Search code examples
rparallel-processingfuturemlr3

How to speed up resampling process with parallelizaiton in mlr3?


I try to run the resampling process with parallelization in mlr3. But I find that it always slower than the sequential plan. Here is my code and result:

# load the packages
library(mlr3)
library(future)
library(future.apply)
library(tictoc)

# sequential plan
set.seed(100)
tic()
task_train_cv <- resample(
  task = task_train,           # the training data is about 60000 rows and 29 cols
  learner = lrn("classif.ranger", predict_type = "prob"),
  resampling = rsmp("cv", folds = 5),
  store_models = TRUE)
toc()                          # 207.14 sec elapsed

# parallel plan
plan(multisession)
set.seed(100)
tic()
task_train_cv_par <- resample(
  task = task_train,
  learner = lrn("classif.ranger", predict_type = "prob"),
  resampling = rsmp("cv", folds = 5),
  store_models = TRUE)
toc()                          # 268.99 sec elapsed
plan(sequential)

I have tested for many times, with differernt number of workers in the plan(), and running on differnt laptops, the parallel plan is always slower. And it also happens on hyperparameter tuning and nested resampling process.
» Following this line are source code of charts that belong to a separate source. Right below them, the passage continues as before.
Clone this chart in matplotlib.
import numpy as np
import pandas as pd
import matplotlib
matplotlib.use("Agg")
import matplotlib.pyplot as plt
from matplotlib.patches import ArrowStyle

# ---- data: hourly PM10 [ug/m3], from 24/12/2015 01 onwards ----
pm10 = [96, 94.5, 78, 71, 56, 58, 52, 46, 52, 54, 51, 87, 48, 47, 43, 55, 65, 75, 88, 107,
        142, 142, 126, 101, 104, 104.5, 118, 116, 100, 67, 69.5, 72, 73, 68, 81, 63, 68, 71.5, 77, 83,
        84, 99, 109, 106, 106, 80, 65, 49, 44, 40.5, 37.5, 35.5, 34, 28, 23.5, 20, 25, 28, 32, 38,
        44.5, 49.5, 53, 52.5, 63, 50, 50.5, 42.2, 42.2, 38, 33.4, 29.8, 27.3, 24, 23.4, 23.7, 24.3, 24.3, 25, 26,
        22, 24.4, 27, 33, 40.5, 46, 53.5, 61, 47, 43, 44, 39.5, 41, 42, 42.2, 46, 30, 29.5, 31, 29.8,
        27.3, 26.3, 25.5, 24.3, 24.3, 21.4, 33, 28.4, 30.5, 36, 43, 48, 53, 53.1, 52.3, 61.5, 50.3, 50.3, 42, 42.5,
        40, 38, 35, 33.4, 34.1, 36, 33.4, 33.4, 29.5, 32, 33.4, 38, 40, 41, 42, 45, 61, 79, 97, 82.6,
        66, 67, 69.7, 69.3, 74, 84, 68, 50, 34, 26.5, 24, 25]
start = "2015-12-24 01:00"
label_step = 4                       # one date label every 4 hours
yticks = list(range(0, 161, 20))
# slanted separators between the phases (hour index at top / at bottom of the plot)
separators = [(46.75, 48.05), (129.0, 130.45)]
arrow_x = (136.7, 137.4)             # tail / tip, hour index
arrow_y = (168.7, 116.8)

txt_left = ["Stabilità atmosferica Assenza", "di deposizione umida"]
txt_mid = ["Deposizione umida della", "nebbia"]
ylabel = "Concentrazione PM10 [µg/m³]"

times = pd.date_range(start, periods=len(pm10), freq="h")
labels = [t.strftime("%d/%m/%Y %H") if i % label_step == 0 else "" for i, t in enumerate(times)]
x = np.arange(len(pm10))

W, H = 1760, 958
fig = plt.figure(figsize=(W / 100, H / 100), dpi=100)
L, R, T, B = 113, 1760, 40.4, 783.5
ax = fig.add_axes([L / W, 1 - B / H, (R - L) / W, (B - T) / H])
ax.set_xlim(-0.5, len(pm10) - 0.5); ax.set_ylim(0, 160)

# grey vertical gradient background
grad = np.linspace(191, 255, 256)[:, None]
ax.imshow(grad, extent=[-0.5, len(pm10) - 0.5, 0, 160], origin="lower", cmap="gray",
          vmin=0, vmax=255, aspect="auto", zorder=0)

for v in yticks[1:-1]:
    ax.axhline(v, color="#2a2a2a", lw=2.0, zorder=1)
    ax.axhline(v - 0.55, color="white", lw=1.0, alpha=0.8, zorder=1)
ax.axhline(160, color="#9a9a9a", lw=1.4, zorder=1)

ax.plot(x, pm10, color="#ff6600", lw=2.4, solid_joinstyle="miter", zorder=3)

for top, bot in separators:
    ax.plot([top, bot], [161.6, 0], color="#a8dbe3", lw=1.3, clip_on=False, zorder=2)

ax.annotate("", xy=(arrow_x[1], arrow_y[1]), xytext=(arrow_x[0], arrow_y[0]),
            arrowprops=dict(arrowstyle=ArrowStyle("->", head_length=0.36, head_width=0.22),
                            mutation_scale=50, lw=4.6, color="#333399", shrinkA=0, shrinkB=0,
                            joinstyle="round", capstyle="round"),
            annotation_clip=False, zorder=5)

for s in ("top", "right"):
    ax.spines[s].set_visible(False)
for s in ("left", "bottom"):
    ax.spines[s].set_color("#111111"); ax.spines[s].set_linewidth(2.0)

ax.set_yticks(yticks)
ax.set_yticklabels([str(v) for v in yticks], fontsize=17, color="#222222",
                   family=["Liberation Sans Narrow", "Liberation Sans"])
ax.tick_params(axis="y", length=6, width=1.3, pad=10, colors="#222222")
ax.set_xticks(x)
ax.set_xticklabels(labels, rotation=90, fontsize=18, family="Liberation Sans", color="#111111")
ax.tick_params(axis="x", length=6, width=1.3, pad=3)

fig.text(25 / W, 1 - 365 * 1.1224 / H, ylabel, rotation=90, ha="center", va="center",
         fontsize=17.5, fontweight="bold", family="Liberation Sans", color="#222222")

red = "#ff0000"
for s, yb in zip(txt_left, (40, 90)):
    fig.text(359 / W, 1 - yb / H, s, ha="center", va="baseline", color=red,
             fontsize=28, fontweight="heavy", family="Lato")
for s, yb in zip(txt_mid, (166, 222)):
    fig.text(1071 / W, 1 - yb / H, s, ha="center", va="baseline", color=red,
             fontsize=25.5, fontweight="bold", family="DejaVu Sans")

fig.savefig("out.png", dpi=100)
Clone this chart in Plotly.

But I can see the sessions are working in the background when I check the task manager in Windows.

Is there something wrong with my parallelization setting in mlr3? Thanks!


Solution

  • The random forest implementation is using threading per default in the current CRAN release of mlr3learners (the default will change in the next release). So you are comparing two parallel executions, and the second one via multisession comes with a slightly larger overhead.